How to Retain Employees in Construction
Construction has one of the highest turnover rates of any industry. Skilled tradespeople, project managers, and foremen know their value. In a hot market, they can walk off a job on Friday and start somewhere else on Monday.
The standard tools don't work as well as they should. Higher wages help in the short term. Benefits packages are expected, not differentiating. Company trucks and tools don't create loyalty; they just lower the friction of day-to-day work.
The companies that hold onto their best people for ten, fifteen, twenty years do something different. They give those people a reason to stay that goes beyond the next paycheck.
Why the retention problem is getting worse
The skilled trades shortage is real and growing. Fewer young workers are entering the trades. Experienced journeymen and project managers are aging out. The pool of people who can run a job site, manage subs, and keep a project on schedule is shrinking.
When that pool shrinks, the people in it have more leverage. A foreman who's been with you for eight years knows it. So does the estimator who's built your bid process from scratch.
Poaching is common. Competitors will offer signing bonuses, higher day rates, or more flexible schedules. If the only thing connecting your best employees to your company is their current rate, they'll eventually take a better one.
What actually creates long-term loyalty
The construction companies that retain skilled people long-term tend to share a few characteristics.
They treat key employees as stakeholders, not just labor. That means being transparent about how the business is doing, what projects are coming, and what the company's future looks like. People stay where they feel like they're building something, not just working a job.
They create financial alignment beyond wages. The most effective version of this is giving employees a share of the company's success in some form: profit sharing, phantom equity, or both. An employee who has vested units in a $3M construction business has a very different relationship with that business than one who gets a Christmas bonus.
They invest in career paths. The journey from laborer to journeyman to foreman to project manager should be visible and attainable. Employees who see a path stay to walk it.
Profit sharing for construction companies
Profit sharing is the simplest way to create financial alignment in a construction business. You set aside a percentage of annual profit and distribute it to eligible employees based on a formula. Tenure, role, and project performance can all feed into the formula.
The practical effect is that when the company has a strong year, the people who made that year happen share in it. When the year is tough, the distribution is smaller or absent. The alignment is direct.
The limitation of profit sharing is that it doesn't create the same lock-in as deferred compensation. An employee who leaves after two years of good distributions has already received those payouts. There's no unvested balance to forfeit.
Phantom equity for construction companies
Phantom equity works differently. You create a unit pool that represents a portion of the company's modeled value. Employees receive grants with a vesting schedule, typically a one-year cliff followed by annual vesting over four or five years.
The vesting schedule is the key mechanism. If your foreman leaves after three years on a five-year vest, they forfeit the unvested portion. That's a real financial cost.

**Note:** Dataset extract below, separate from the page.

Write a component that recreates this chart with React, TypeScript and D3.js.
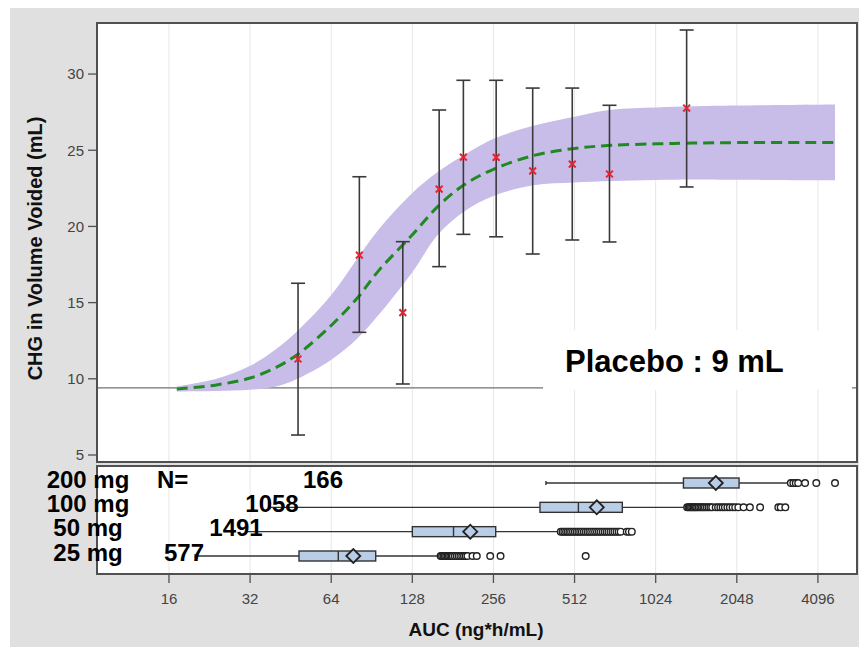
import React from 'react';
import * as d3 from 'd3';

// ---- axis ticks ----
const xTicks = [16, 32, 64, 128, 256, 512, 1024, 2048, 4096];
const yTicks = [5, 10, 15, 20, 25, 30];

// ---- observed binned data (AUC bin, mean change, CI) ----
const obsAUC = [48.2, 81.4, 118, 161, 198, 262, 358, 502, 690, 1334];
const obsMean = [11.3, 18.12, 14.34, 22.45, 24.55, 24.53, 23.64, 24.09, 23.44, 27.77];
const obsLow = [6.31, 13.05, 9.66, 17.36, 19.48, 19.32, 18.19, 19.11, 18.98, 22.59];
const obsHigh = [16.27, 23.26, 19.0, 27.64, 29.59, 29.59, 29.08, 29.08, 27.95, 32.89];

// ---- model fit (Emax) with prediction band ----
const fitAUC = [17.1, 24, 32, 40, 48, 64, 80, 96, 128, 160, 200, 256, 360, 512, 700, 1024, 1400, 2048, 4740];
const fitMean = [9.33, 9.6, 10.05, 10.75, 11.6, 13.5, 15.3, 17.1, 19.45, 21.35, 22.75, 23.75, 24.65, 25.12, 25.32, 25.42, 25.47, 25.5, 25.5];
const fitUpper = [9.5, 10.0, 10.85, 11.95, 13.15, 15.5, 17.9, 19.8, 22.2, 23.6, 24.7, 25.75, 26.6, 27.2, 27.65, 27.8, 27.88, 27.93, 28.0];
const fitLower = [9.17, 9.2, 9.28, 9.5, 10.0, 11.25, 12.65, 14.2, 17.0, 19.5, 21.0, 22.0, 22.7, 22.88, 22.98, 23.05, 23.08, 23.06, 23.03];

const placeboValue = 9.4;
const placeboLabel = 'Placebo : 9 mL';

// ---- exposure box plots by dose ----
const doses = ['200 mg', '100 mg', '50 mg', '25 mg'];
const nCounts = [166, 1058, 1491, 577];
const whiskLow = [401, 38, 31, 20];
const q1 = [1298, 381, 128, 48.6];
const medians = [1700, 529, 182, 68];
const q3 = [2088, 770, 261, 93.6];
const whiskHigh = [3180, 1336, 452, 161];
const means = [1712, 619, 210, 77.3];
const outliers200 = [3250, 3320, 3390, 3460, 3670, 4040, 4740];
const outliers100 = [1340, 1355, 1370, 1385, 1400, 1415, 1430, 1445, 1460, 1480, 1500, 1520, 1540, 1560, 1585, 1610, 1635, 1660, 1710, 1745, 1780, 1815, 1850, 1890, 1930, 1975, 2020, 2075, 2170, 2290, 2500, 2920, 2980, 3100];
const outliers50 = [455, 462, 469, 476, 483, 490, 497, 505, 513, 521, 529, 537, 545, 554, 563, 572, 581, 590, 600, 610, 620, 630, 640, 651, 662, 673, 684, 696, 708, 720, 733, 746, 759, 800, 815, 835];
const outliers25 = [163, 165, 167, 169, 171, 173, 175, 177, 179, 181, 184, 187, 190, 193, 196, 199, 202, 205, 214, 222, 249, 272, 563];
const outliersByDose = [outliers200, outliers100, outliers50, outliers25];

// layout constants (not data)
const countLabelX = [323, 272, 236, 184];
const FONT = '"Liberation Sans", Arial, Helvetica, sans-serif';

export default function App() {
  const W = 859, H = 647;
  const left = 97, right = 857, top = 23, upperBottom = 462, lowerTop = 466, lowerBottom = 574;

  const x = d3.scaleLog().base(2).domain([8.65, 5720]).range([left, right]);
  const y = d3.scaleLinear().domain([4.54, 33.35]).range([upperBottom, top]);
  const row = d3.scalePoint<string>().domain(doses).range([483, 556]);

  const fitData = fitAUC.map((a, i) => ({ a, m: fitMean[i], u: fitUpper[i], l: fitLower[i] }));
  const area = d3.area<any>().x(d => x(d.a)).y0(d => y(d.l)).y1(d => y(d.u)).curve(d3.curveCatmullRom.alpha(0.5));
  const line = d3.line<any>().x(d => x(d.a)).y(d => y(d.m)).curve(d3.curveCatmullRom.alpha(0.5));

  const boxH = 5;
  const dia = 7;
  const cap = 7;
  const xs = 3.4;

  return (
    <svg width={W} height={H} style={{ position: 'absolute', left: 0, top: 0, fontFamily: FONT }}>
      <rect x={0} y={0} width={W} height={H} fill="#ffffff" />
      <rect x={10} y={8} width={W - 10} height={H - 8} fill="#e0e0e0" />

      {/* upper panel */}
      <rect x={left} y={top} width={right - left} height={upperBottom - top} fill="#ffffff" />
      {xTicks.map(t => (
        <line key={'gu' + t} x1={x(t)} x2={x(t)} y1={top} y2={upperBottom} stroke="#e6e6e6" strokeWidth={1} />
      ))}
      <line x1={left} x2={right} y1={y(placeboValue)} y2={y(placeboValue)} stroke="#707070" strokeWidth={1.3} />
      <path d={area(fitData) || ''} fill="#c8bde9" />
      <path d={line(fitData) || ''} fill="none" stroke="#1f8a1f" strokeWidth={3} strokeDasharray="11 6" />

      {obsAUC.map((a, i) => {
        const cx = x(a);
        const cy = y(obsMean[i]);
        return (
          <g key={'ob' + i}>
            <line x1={cx} x2={cx} y1={y(obsLow[i])} y2={y(obsHigh[i])} stroke="#3a3a3a" strokeWidth={1.6} />
            <line x1={cx - cap} x2={cx + cap} y1={y(obsLow[i])} y2={y(obsLow[i])} stroke="#3a3a3a" strokeWidth={1.6} />
            <line x1={cx - cap} x2={cx + cap} y1={y(obsHigh[i])} y2={y(obsHigh[i])} stroke="#3a3a3a" strokeWidth={1.6} />
            <path d={`M${cx - xs},${cy - xs}L${cx + xs},${cy + xs}M${cx - xs},${cy + xs}L${cx + xs},${cy - xs}`} stroke="#e8232d" strokeWidth={2} />
          </g>
        );
      })}

      {/* placebo label box */}
      <rect x={543} y={330} width={309} height={60} fill="#ffffff" />
      <text x={565} y={372} fontSize={31} fontWeight="bold" fill="#000">{placeboLabel}</text>

      <rect x={left} y={top} width={right - left} height={upperBottom - top} fill="none" stroke="#505050" strokeWidth={2} />

      {/* y axis */}
      {yTicks.map(t => (
        <g key={'yt' + t}>
          <line x1={left - 9} x2={left} y1={y(t)} y2={y(t)} stroke="#505050" strokeWidth={1.3} />
          <text x={left - 13} y={y(t)} dy="0.36em" textAnchor="end" fontSize={15} fill="#444">{t}</text>
        </g>
      ))}
      <text transform={`translate(42,${(top + upperBottom) / 2 + 6}) rotate(-90)`} textAnchor="middle" fontSize={20} fontWeight="bold" fill="#111">
        CHG in Volume Voided (mL)
      </text>

      {/* lower panel */}
      <rect x={left} y={lowerTop} width={right - left} height={lowerBottom - lowerTop} fill="#ffffff" />
      {xTicks.map(t => (
        <line key={'gl' + t} x1={x(t)} x2={x(t)} y1={lowerTop} y2={lowerBottom} stroke="#e6e6e6" strokeWidth={1} />
      ))}
      {doses.map((d, i) => {
        const cy = row(d) as number;
        const mx = x(means[i]);
        return (
          <g key={'bx' + d}>
            <line x1={x(whiskLow[i])} x2={x(q1[i])} y1={cy} y2={cy} stroke="#333" strokeWidth={1.4} />
            <line x1={x(q3[i])} x2={x(whiskHigh[i])} y1={cy} y2={cy} stroke="#333" strokeWidth={1.4} />
            <line x1={x(whiskLow[i])} x2={x(whiskLow[i])} y1={cy - 2} y2={cy + 2} stroke="#333" strokeWidth={1.4} />
            <line x1={x(whiskHigh[i])} x2={x(whiskHigh[i])} y1={cy - 2} y2={cy + 2} stroke="#333" strokeWidth={1.4} />
            <rect x={x(q1[i])} y={cy - boxH} width={x(q3[i]) - x(q1[i])} height={boxH * 2} fill="#b9cde6" stroke="#333" strokeWidth={1.4} />
            <line x1={x(medians[i])} x2={x(medians[i])} y1={cy - boxH} y2={cy + boxH} stroke="#333" strokeWidth={1.4} />
            <path d={`M${mx - dia},${cy}L${mx},${cy - dia}L${mx + dia},${cy}L${mx},${cy + dia}Z`} fill="#b9cde6" stroke="#222" strokeWidth={1.8} />
            {outliersByDose[i].map((o, j) => (
              <circle key={j} cx={x(o)} cy={cy} r={3.3} fill="#ffffff" stroke="#222" strokeWidth={1.4} />
            ))}
          </g>
        );
      })}
      <rect x={left} y={lowerTop} width={right - left} height={lowerBottom - lowerTop} fill="none" stroke="#505050" strokeWidth={2} />

      {/* dose labels and N */}
      {doses.map((d, i) => {
        const cy = row(d) as number;
        return (
          <g key={'lb' + d}>
            <text x={88} y={cy + 4.5} textAnchor="middle" fontSize={24} fontWeight="bold" fill="#000">{d}</text>
            <text x={countLabelX[i]} y={cy + 4.5} textAnchor="middle" fontSize={24} fontWeight="bold" fill="#000">{nCounts[i]}</text>
          </g>
        );
      })}
      <text x={157} y={(row(doses[0]) as number) + 4.5} fontSize={24} fontWeight="bold" fill="#000">N=</text>

      {/* x axis */}
      {xTicks.map(t => (
        <g key={'xt' + t}>
          <line x1={x(t)} x2={x(t)} y1={lowerBottom} y2={lowerBottom + 9} stroke="#505050" strokeWidth={1.3} />
          <text x={x(t)} y={604} textAnchor="middle" fontSize={15} fill="#444">{t}</text>
        </g>
      ))}
      <text x={476} y={636} textAnchor="middle" fontSize={19} fontWeight="bold" fill="#111">AUC (ng*h/mL)</text>
    </svg>
  );
}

It changes the calculus when a competitor makes an offer.
For construction companies that plan to sell or transition in the next decade, phantom equity is particularly powerful. A project manager who holds 2% of phantom equity at the time of a $5M business sale receives $100,000. That's a number that creates genuine loyalty.
Even without an exit, phantom equity can be structured with annual profit milestones as a trigger. The effect is similar to profit sharing but with the added lock-in of a vesting schedule.
The conversation with employees
One thing that undermines most equity-adjacent programs in construction: the owner knows about it, but the employee doesn't really understand it or believe it.
A verbal promise that you'll "take care of them when you sell" doesn't have much holding power. An actual plan document, combined with a personal dashboard where they can see their vested units and modeled value, makes it real.
That visibility matters. It's the difference between "he says he'll pay me out" and "I have 1,200 vested units at a modeled value of $80,000."
Who to start with
You don't need to build an equity plan for your whole workforce. Start with the people whose departure would actually hurt the business. The lead estimator who knows your cost structure. The foreman who can run any job site. The project manager who has every client's phone number memorized.
Those are the people who need a reason to stay beyond their current rate. A profit-sharing plan or phantom equity grant gives them one.
This article is for general informational purposes only and does not constitute legal or tax advice. Consult a qualified professional for advice specific to your situation.